Here, the State presented substantial expert testimony concerning
hair, palm print, fingerprint, footprint, and DNA evidence, involving
precise, physical measurements and in some cases, chemical testing.
Defendant has made no showing that the State’s experts were less than
precise or able in their testing and observations. Moreover, Defendant
does not challenge the accuracy of the State’s expert testimony nor point
to other evidence, which would have formed the basis for a defense expert
witness to challenge this testimony. We will not second-guess counsel’s
strategic decision to put the State to its burden, especially without a
showing of prejudice. See Rondon v. State, 711 N.E.2d 506, 518 (Ind. 1999)
(“At first blush, it would seem that a trial strategy consisting of nothing
more than putting the State to its burden is an improbable approach to a
defense, especially in a capital case. However, this is precisely the type
of decision that falls within the broad definition of trial strategy.”).
Conclusion
The judgment of the trial court is affirmed.

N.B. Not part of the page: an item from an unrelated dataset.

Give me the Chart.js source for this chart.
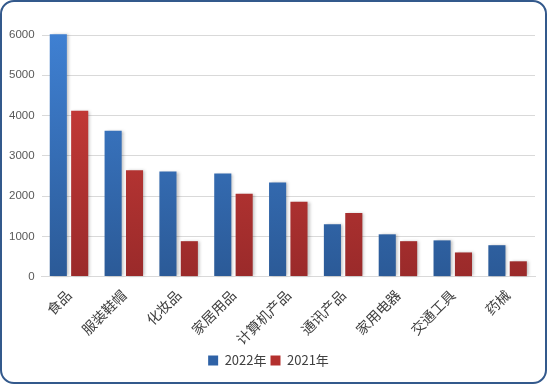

SHEPARD, C.J., and DICKSON, BOEHM and RUCKER, J.J., concur.
-----------------------
[1] Ind. Code § 35-42-1-1 (1993).
[2] Before making its ruling, the trial court noted that Defendant’s case
had twice been continued – once by Defendant himself and once by mutual
agreement of both parties.
[3] We disagree with Defendant’s position in this appeal that the trial
court abused its discretion in denying his request for a continuance
because his trial attorney had indicated that he “needed to hire a forensic
expert to review the DNA evidence which was only recently made available to
the defense.” Appellant’s Br. at 11-12.
While we note that Defendant himself voiced his independent concern at
the hearing about the DNA evidence that would be presented at trial, (R. at
217), our review of the hearing transcript indicates that the trial court
considered and rejected Defendant’s continuance based upon the defense’s
purported need for a forensic expert to review the palm and fingerprints:
[Court]: Let’s go through now the reasons once again for the
request for a continuance. One is that you wanted to
hire a forensic – what kind of expert?
[Defense Counsel]: Fingerprint and palm print, somebody to do an
analysis of that.
[Court]: Anything else?
[Defense Counsel]: Also, that expert we may have them review some
shoe print evidence and blood evidence as well. But
the primary focus that I’m looking at is the palm
prints that were found in the residence that
purportedly match.
* * *
(R. at 191-92.)
[4] In regard to Defendant’s complaint that he had not received criminal
history checks on two State civilian witnesses, the State admitted that it
was “obliged to provide criminal history to people” and that it would
“[a]bsolutely” provide this information to Defendant. (R. at 203.)